L'angoisse semble presque plus forte à l'étranger...

En Occident, on a souvent un déni par rapport au risque. Quand un accident se produit, ce déni est bousculé. En plus, ce qui se passe aujourd'hui renvoie à une espèce de "destinée" liant le Japon et le nucléaire : ça réveille l'inconscient collectif de la planète.

Il y a aussi le facteur "immédiateté" : le fait d'être informé en temps réel qui fait aussi fortement monter l'affect. L'attente anxieuse est ce qu'il y a de pire au niveau émotionnel, c'est le plus dommageable. Ce qui se passe aujourd'hui nous impacte beaucoup plus que, par exemple ce qui s'était passé à Kobe à l'époque.
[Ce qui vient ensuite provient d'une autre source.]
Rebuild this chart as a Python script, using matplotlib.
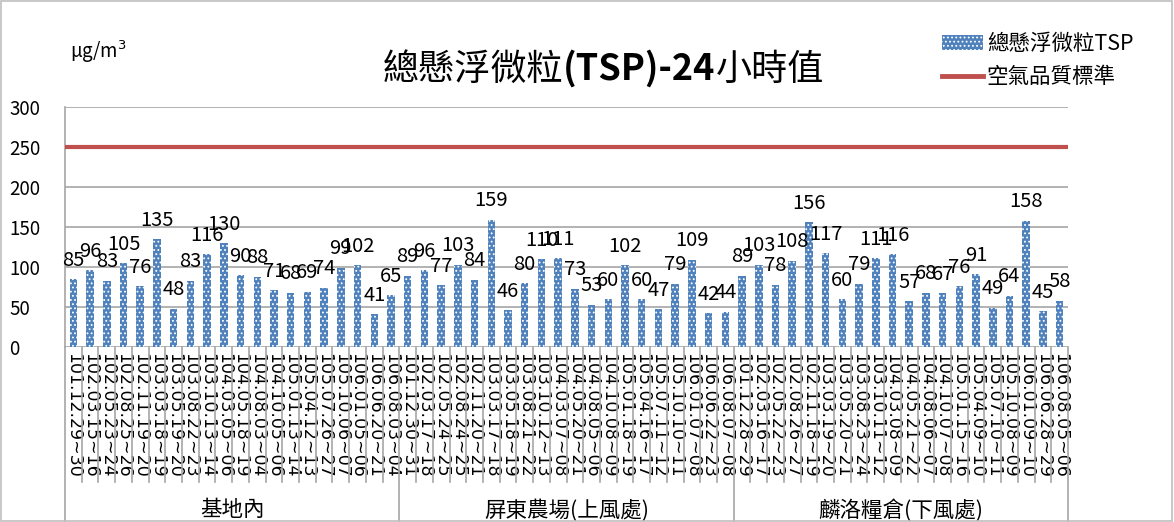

Ce suivi en temps réel provoque une contagion de la peur en tache d'huile qui agit au niveau de la planète.

Cette crainte de la menace nucléaire résonne-t-elle d'une façon particulière en France ?

En France, il y a une non-culture du risque, un discours du risque zéro où on nous dit "on a pris toutes les précautions". Le problème du nucléaire est connu depuis longtemps mais on est pris dans un paradoxe car on ne veut pas toucher à notre mode de fonctionnement. Aujourd'hui, ce fantasme d'un monde sans risque est confronté au principe de réalité. Il y a une hyper-émotion qui se met en place : on partage l'inquiétude autour du Japon, mais en plus on remet en cause notre propre système, alors même qu'il n'y a pas eu d'accident ici. C'est aussi une façon de gérer le stress.

Dans quelle mesure cette émotion peut-elle avoir un impact à long terme, générer un changement d'orientation au niveau collectif, notamment dans les pays fortement nucléarisés ?

Cela dépendra de l'évolution des événements. Pour l'instant, relativement peu de gens sont touchés par l'accident nucléaire. On ne peut pas exclure que si les autorités japonaise réussissent à réguler la situation, le "phénomène Tchernobyl" ne se reproduira pas : à l'époque, l'ampleur de la catastrophe avait fait changer les choses en termes de sécurité et de communication.

Au niveau mondial, il y a un stress collectif sur quelque chose qui, quelque part, ne s'est pas encore produit. Les effets à long terme, ce qui se passera dans les prochains mois, les prochaines années, définiront ce que nous déciderons au niveau collectif, politique. Ce n'est jamais en temps de crise que ces changements s'opèrent. Il y aura des progrès sur la sécurité, c'est certain, mais de là à tout changer... Cela dépendra certainement des dégâts finaux.